На дне корзинки перекатывалось с десяток белых грибов.
– Ты что, их сквозь землю видишь? – с ноткой зависти сказал он, поравнявшись с сыном и заглядывая в корзинку. – Ишь сколько
наковырял!– На гриб наступишь! – предупредил Павел и, нагнувшись, ловко срезал перочинным ножом крепенький боровичок. Стрельнул серыми глазами туда-сюда и срезал еще два крошечных гриба под ногами отца.
– Когда-то я больше всех в Андреевке приносил грибов, – вздохнул Дмитрий Андреевич.
– У нас тут Вадька в чемпионах ходит, – сказал Павел. – Он по сто шестьдесят приносил.
– Только подумать, сколько нынче грибов высыпало! – подивился Дмитрий Андреевич.
– Бабушка Ефимья говорит – к войне, – заметил Павел. – И Шмелев говорит, что скоро быть войне с немцами.
– Разве ты его не отцом называешь?
– Какой он мне отец? – помолчав, уронил Павел.
– Вадик называет ведь Федора Казакова отцом.
– Ты – мой батька… – Павел ковырнул ногой шапку мха и срезал чуть тронутый коричневый гриб. – Хватит с меня одного отца.
– Может, со мной в Тулу поедешь? – предложил Дмитрий Андреевич. – У тебя там две сестренки.
– Мамку жалко, – подумав, сказал Павел. – А правда, что в Туле делают самовары?
– Там не только самовары делают… А понравились тебе тульские пряники?
– Сладкие.
– Я рад, что ты наш дом не забываешь.
– Я бабушку Ефимью люблю, – серьезно сказал Павел. – Она про все на свете знает. На небе солнце, не видно ни облачка, а она скажет: к вечеру будет дождь, и точно – гроза и дождь!
– Как мать-то?
– А чего ей? Все по хозяйству. Вторую корову хочет завести и борова.
– А со Шмелевым-то ладишь?
– Мамка в доме хозяйка, Шмелев ей ни в чем не перечит… Меня не обижает.
– Абросимовы себя никому в обиду не давали, – с достоинством заметил отец.
– А ты сильный? – с любопытством посмотрел на него Павел.
– Еще какой сильный! – рассмеялся Дмитрий Андреевич. – Триста орлов у меня в школе… – Он сжал большую ладонь в кулак. – И я всех их вот так держу.
– Шмелев тоже сильный, – помолчав, сказал Павел. – Мамку на покосе взял на руки и на стог закинул.
Дмитрий Андреевич облюбовал поросший седым мхом холмик между двух сосен и с удовольствием опустился на него. Корзинку поставил у ног, снял шляпу, отер ладонью вспотевший лоб.
Странно, у него давно другая семья, дочери растут, а сказал Павел, что Шмелев Сашу на стог закинул, и неприятно стало.
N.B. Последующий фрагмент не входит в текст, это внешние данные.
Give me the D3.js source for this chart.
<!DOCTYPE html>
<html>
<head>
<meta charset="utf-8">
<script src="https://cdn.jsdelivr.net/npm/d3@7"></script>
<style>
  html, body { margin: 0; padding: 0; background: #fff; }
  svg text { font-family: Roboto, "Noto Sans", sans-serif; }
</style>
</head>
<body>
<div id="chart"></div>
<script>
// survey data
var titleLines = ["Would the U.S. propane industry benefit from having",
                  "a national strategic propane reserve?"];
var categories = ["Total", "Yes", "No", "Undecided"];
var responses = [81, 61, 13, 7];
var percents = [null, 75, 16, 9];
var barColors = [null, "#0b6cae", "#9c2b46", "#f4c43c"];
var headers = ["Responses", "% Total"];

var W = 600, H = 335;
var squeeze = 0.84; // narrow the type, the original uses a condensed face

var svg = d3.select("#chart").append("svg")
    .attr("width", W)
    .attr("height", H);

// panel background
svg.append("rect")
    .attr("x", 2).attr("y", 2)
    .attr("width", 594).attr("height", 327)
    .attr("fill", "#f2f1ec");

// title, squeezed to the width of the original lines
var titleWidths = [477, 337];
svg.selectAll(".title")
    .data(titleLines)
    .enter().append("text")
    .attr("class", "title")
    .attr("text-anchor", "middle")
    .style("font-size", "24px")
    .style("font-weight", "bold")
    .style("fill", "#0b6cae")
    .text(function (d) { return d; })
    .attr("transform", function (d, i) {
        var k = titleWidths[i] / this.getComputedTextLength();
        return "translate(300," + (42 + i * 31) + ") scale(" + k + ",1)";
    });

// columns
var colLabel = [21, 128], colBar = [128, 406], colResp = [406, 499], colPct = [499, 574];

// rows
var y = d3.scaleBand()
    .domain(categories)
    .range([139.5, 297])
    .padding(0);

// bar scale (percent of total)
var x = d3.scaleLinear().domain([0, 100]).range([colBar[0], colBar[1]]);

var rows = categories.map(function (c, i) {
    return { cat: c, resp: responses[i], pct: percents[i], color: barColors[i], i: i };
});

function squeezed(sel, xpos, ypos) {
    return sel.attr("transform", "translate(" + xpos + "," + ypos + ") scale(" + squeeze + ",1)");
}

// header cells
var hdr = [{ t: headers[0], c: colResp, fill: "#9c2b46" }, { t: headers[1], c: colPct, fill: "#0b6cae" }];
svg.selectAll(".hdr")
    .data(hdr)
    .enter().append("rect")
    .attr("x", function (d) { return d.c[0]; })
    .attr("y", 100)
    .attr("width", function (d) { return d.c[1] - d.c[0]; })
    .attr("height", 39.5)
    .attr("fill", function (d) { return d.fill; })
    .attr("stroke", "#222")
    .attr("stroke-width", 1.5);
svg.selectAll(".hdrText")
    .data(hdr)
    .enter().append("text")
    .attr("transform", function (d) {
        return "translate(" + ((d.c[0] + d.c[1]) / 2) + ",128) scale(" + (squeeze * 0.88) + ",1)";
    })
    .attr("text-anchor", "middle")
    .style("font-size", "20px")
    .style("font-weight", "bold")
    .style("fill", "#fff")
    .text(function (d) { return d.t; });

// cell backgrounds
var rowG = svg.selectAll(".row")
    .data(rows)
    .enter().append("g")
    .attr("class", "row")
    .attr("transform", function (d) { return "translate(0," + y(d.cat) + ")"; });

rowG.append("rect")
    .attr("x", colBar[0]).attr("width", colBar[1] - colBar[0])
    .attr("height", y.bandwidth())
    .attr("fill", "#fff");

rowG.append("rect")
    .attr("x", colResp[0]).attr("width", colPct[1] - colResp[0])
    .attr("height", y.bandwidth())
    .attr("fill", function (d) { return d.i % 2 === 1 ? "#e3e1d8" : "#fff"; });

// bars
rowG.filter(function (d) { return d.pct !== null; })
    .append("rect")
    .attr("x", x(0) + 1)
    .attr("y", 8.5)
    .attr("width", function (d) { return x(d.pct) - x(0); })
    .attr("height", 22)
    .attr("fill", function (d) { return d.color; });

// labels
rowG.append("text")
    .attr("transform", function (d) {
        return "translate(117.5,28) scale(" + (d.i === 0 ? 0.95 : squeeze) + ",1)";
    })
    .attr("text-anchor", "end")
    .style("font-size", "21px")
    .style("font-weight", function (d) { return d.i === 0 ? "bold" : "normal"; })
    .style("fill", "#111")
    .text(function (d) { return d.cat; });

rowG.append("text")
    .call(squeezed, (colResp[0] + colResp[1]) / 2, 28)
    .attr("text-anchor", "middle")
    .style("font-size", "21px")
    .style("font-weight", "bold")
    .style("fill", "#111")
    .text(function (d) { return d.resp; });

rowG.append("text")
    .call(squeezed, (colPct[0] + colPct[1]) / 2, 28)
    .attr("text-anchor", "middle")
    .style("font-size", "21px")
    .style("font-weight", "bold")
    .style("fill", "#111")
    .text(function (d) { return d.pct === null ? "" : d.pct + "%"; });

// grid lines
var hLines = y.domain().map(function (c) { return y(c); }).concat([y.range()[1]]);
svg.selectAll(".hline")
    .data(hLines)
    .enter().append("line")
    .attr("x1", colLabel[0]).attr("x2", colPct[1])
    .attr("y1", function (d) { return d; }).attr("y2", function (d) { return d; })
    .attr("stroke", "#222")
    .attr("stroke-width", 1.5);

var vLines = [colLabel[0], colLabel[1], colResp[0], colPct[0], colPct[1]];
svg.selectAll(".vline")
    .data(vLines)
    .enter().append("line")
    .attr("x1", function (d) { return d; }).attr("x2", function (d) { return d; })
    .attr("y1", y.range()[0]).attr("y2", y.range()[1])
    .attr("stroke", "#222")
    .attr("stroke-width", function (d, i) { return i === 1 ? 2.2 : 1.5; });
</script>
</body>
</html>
В этот приезд они с Александрой и десятком слов не перекинулись. Дмитрий редко к ним заходит, а Саша – ни ногой к Абросимовым.
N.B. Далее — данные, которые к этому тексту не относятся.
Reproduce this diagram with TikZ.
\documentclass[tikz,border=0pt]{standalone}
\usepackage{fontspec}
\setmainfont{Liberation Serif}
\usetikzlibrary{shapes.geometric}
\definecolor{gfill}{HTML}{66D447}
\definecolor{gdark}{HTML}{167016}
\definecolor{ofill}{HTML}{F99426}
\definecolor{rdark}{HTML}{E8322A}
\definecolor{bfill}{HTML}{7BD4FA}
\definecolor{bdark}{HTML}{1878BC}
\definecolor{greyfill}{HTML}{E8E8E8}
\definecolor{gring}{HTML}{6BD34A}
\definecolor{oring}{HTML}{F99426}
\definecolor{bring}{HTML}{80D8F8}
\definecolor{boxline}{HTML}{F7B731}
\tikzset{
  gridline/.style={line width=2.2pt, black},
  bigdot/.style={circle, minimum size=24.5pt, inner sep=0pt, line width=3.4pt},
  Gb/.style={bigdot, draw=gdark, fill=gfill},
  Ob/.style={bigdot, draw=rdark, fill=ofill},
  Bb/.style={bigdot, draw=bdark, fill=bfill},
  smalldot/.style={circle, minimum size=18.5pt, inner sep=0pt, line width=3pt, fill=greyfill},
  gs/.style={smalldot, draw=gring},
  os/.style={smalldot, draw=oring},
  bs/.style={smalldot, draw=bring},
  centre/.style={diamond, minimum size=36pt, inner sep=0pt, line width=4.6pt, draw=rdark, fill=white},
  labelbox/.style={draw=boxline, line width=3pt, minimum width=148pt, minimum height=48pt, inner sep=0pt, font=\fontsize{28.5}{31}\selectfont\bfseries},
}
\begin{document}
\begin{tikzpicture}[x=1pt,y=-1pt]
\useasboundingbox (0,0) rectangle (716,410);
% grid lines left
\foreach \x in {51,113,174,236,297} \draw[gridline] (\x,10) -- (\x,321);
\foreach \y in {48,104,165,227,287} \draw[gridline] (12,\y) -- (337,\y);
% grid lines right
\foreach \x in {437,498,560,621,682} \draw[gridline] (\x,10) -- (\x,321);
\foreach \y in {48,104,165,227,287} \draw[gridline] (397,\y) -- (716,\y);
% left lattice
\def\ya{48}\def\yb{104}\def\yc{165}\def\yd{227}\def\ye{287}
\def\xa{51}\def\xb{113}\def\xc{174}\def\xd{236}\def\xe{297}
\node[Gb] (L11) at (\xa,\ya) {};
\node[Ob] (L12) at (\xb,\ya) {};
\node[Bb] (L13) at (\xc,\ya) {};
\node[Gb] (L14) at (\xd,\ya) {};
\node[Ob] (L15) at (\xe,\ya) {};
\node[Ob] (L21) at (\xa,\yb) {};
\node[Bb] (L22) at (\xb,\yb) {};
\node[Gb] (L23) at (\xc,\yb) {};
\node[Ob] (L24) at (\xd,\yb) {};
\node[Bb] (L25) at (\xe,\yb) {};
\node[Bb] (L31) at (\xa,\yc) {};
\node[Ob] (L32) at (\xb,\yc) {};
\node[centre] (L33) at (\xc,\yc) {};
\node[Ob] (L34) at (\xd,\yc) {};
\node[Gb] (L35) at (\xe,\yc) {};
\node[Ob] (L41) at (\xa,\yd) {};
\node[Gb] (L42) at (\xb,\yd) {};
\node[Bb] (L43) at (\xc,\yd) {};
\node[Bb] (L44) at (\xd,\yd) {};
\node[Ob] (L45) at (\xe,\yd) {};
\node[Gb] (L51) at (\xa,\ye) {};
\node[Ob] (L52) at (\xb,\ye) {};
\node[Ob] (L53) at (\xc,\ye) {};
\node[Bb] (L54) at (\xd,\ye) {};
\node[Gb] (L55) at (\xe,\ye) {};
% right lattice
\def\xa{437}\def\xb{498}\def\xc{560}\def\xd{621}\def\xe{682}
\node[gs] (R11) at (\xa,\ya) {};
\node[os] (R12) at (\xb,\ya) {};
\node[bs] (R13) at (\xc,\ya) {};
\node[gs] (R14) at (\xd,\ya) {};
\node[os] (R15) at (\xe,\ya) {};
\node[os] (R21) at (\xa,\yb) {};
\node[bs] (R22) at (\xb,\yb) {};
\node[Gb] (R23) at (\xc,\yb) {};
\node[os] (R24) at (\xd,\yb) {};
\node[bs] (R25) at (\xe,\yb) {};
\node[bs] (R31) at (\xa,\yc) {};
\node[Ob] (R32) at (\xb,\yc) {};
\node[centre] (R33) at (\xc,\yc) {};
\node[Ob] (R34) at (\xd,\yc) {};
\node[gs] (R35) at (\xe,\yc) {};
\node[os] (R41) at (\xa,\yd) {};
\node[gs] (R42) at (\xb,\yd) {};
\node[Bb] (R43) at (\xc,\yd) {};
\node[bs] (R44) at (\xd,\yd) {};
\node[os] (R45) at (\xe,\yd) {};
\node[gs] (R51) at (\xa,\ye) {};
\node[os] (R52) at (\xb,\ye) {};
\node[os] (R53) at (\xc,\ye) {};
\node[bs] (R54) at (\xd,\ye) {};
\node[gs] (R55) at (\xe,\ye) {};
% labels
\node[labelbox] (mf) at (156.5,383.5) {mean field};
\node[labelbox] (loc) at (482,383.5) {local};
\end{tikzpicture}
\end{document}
Отец и сын разве что невозмутимостью и некоторой медлительностью сходны. Внешне Павел больше походил на мать: крупный в кости, светлорусый, губастый. Абросимовскую породу выдавали в нем спокойные серые глаза. И пожалуй, скрытая сила. Когда он задумывался, то сдвигал вместе густые брови и на лбу обозначалась тоненькая морщинка. В отличие от смешливого, живого Вадима Павел улыбался редко, и рассмешить его было не так-то просто. Задиристым он не был, но за себя мог постоять, наверное, потому и не задевали его сверстники в поселке.